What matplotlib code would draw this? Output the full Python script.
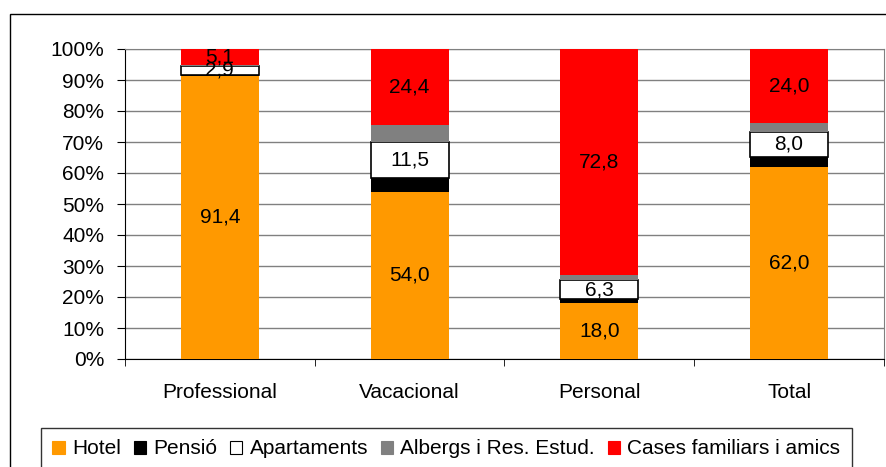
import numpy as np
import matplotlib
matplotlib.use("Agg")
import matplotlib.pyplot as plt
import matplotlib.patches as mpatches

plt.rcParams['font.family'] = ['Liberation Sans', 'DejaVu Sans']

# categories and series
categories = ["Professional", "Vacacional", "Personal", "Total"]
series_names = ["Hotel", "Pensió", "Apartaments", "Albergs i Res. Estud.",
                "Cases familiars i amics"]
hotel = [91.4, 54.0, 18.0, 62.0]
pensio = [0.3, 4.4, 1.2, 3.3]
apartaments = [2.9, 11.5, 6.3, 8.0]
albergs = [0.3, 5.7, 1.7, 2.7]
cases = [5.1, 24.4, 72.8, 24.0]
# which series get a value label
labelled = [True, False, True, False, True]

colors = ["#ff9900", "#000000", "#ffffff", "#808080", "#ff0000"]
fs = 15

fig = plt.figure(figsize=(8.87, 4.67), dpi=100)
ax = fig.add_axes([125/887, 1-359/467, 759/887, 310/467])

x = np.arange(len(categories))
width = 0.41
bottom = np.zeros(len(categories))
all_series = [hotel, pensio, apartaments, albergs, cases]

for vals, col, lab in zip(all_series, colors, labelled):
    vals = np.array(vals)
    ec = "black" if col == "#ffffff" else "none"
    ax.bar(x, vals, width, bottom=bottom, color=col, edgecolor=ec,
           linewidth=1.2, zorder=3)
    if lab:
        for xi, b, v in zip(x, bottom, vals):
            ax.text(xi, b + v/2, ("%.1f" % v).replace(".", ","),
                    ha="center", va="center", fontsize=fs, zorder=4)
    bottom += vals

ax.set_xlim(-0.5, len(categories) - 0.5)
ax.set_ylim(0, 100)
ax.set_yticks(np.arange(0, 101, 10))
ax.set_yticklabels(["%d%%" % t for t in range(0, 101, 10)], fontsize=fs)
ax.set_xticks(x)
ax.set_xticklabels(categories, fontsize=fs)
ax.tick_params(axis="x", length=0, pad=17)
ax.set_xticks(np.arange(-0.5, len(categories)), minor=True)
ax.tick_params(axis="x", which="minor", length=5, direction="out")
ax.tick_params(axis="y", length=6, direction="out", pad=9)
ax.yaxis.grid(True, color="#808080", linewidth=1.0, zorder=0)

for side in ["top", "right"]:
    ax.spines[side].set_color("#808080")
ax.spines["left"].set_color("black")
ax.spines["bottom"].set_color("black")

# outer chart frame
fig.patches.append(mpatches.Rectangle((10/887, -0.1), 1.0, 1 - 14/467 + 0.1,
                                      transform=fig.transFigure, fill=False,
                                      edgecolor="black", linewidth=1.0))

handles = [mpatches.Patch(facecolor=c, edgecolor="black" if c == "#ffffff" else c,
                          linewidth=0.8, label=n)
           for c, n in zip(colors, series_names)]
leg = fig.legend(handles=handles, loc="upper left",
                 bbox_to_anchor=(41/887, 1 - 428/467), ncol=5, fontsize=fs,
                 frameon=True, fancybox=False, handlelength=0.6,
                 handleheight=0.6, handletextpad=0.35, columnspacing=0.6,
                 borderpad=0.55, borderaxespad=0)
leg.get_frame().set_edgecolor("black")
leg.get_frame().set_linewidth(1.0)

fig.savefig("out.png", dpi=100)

===============

**Exercise requirements**:
Write out again exactly the lines from the start of the data above through the line containing "plt.rcParams['font.family'] = ['Liberation", inclusive, excluding any pictures.

**Answer to this task**:
What matplotlib code would draw this? Output the full Python script.
import numpy as np
import matplotlib
matplotlib.use("Agg")
import matplotlib.pyplot as plt
import matplotlib.patches as mpatches

plt.rcParams['font.family'] = ['Liberation Sans', 'DejaVu Sans']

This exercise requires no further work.